"""

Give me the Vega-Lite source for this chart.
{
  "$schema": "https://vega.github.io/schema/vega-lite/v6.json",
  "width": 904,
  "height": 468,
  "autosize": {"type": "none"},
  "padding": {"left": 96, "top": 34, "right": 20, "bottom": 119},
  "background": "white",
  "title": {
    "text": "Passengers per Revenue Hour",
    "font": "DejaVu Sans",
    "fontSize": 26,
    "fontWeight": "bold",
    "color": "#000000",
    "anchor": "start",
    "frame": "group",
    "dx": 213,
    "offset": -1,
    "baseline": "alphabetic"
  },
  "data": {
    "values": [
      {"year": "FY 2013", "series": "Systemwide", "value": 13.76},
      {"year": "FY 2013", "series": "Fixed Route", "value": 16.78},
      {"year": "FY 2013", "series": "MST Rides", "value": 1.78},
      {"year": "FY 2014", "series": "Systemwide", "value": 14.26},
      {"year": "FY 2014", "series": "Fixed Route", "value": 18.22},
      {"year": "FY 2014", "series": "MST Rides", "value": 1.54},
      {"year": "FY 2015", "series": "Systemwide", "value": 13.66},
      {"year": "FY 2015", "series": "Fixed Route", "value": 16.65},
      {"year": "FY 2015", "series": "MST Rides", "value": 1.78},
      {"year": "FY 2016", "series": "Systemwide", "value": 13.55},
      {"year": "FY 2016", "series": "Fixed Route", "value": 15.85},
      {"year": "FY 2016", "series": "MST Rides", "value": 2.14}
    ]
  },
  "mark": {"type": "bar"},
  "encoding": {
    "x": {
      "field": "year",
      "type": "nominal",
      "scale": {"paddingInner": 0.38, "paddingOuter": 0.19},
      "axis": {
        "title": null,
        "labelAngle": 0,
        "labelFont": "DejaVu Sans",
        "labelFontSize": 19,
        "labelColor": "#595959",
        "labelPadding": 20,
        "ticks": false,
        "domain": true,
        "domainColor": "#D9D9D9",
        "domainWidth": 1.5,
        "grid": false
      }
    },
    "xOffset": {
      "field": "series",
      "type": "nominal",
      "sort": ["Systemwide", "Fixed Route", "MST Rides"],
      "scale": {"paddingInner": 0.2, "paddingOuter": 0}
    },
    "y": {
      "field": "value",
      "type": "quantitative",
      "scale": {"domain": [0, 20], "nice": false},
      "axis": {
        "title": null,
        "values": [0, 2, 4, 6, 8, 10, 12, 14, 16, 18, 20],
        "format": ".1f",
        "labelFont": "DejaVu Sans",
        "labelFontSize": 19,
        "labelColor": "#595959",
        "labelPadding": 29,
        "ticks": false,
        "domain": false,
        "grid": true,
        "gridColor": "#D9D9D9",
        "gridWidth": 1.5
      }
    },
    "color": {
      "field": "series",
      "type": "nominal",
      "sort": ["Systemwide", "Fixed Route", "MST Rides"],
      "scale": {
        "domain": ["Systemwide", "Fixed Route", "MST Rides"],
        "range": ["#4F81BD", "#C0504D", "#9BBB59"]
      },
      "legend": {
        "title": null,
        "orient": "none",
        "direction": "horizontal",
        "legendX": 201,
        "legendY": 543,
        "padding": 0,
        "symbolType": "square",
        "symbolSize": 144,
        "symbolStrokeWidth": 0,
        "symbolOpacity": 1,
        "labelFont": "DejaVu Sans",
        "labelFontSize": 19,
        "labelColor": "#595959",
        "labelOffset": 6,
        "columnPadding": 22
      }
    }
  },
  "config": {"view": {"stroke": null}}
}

"""

▶ **OBJECTIVE**
Extract the data exactly as given.

▶ **ANSWER TO THIS EXERCISE**
Give me the Vega-Lite source for this chart.
{
  "$schema": "https://vega.github.io/schema/vega-lite/v6.json",
  "width": 904,
  "height": 468,
  "autosize": {"type": "none"},
  "padding": {"left": 96, "top": 34, "right": 20, "bottom": 119},
  "background": "white",
  "title": {
    "text": "Passengers per Revenue Hour",
    "font": "DejaVu Sans",
    "fontSize": 26,
    "fontWeight": "bold",
    "color": "#000000",
    "anchor": "start",
    "frame": "group",
    "dx": 213,
    "offset": -1,
    "baseline": "alphabetic"
  },
  "data": {
    "values": [
      {"year": "FY 2013", "series": "Systemwide", "value": 13.76},
      {"year": "FY 2013", "series": "Fixed Route", "value": 16.78},
      {"year": "FY 2013", "series": "MST Rides", "value": 1.78},
      {"year": "FY 2014", "series": "Systemwide", "value": 14.26},
      {"year": "FY 2014", "series": "Fixed Route", "value": 18.22},
      {"year": "FY 2014", "series": "MST Rides", "value": 1.54},
      {"year": "FY 2015", "series": "Systemwide", "value": 13.66},
      {"year": "FY 2015", "series": "Fixed Route", "value": 16.65},
      {"year": "FY 2015", "series": "MST Rides", "value": 1.78},
      {"year": "FY 2016", "series": "Systemwide", "value": 13.55},
      {"year": "FY 2016", "series": "Fixed Route", "value": 15.85},
      {"year": "FY 2016", "series": "MST Rides", "value": 2.14}
    ]
  },
  "mark": {"type": "bar"},
  "encoding": {
    "x": {
      "field": "year",
      "type": "nominal",
      "scale": {"paddingInner": 0.38, "paddingOuter": 0.19},
      "axis": {
        "title": null,
        "labelAngle": 0,
        "labelFont": "DejaVu Sans",
        "labelFontSize": 19,
        "labelColor": "#595959",
        "labelPadding": 20,
        "ticks": false,
        "domain": true,
        "domainColor": "#D9D9D9",
        "domainWidth": 1.5,
        "grid": false
      }
    },
    "xOffset": {
      "field": "series",
      "type": "nominal",
      "sort": ["Systemwide", "Fixed Route", "MST Rides"],
      "scale": {"paddingInner": 0.2, "paddingOuter": 0}
    },
    "y": {
      "field": "value",
      "type": "quantitative",
      "scale": {"domain": [0, 20], "nice": false},
      "axis": {
        "title": null,
        "values": [0, 2, 4, 6, 8, 10, 12, 14, 16, 18, 20],
        "format": ".1f",
        "labelFont": "DejaVu Sans",
        "labelFontSize": 19,
        "labelColor": "#595959",
        "labelPadding": 29,
        "ticks": false,
        "domain": false,
        "grid": true,
        "gridColor": "#D9D9D9",
        "gridWidth": 1.5
      }
    },
    "color": {
      "field": "series",
      "type": "nominal",
      "sort": ["Systemwide", "Fixed Route", "MST Rides"],
      "scale": {
        "domain": ["Systemwide", "Fixed Route", "MST Rides"],
        "range": ["#4F81BD", "#C0504D", "#9BBB59"]
      },
      "legend": {
        "title": null,
        "orient": "none",
        "direction": "horizontal",
        "legendX": 201,
        "legendY": 543,
        "padding": 0,
        "symbolType": "square",
        "symbolSize": 144,
        "symbolStrokeWidth": 0,
        "symbolOpacity": 1,
        "labelFont": "DejaVu Sans",
        "labelFontSize": 19,
        "labelColor": "#595959",
        "labelOffset": 6,
        "columnPadding": 22
      }
    }
  },
  "config": {"view": {"stroke": null}}
}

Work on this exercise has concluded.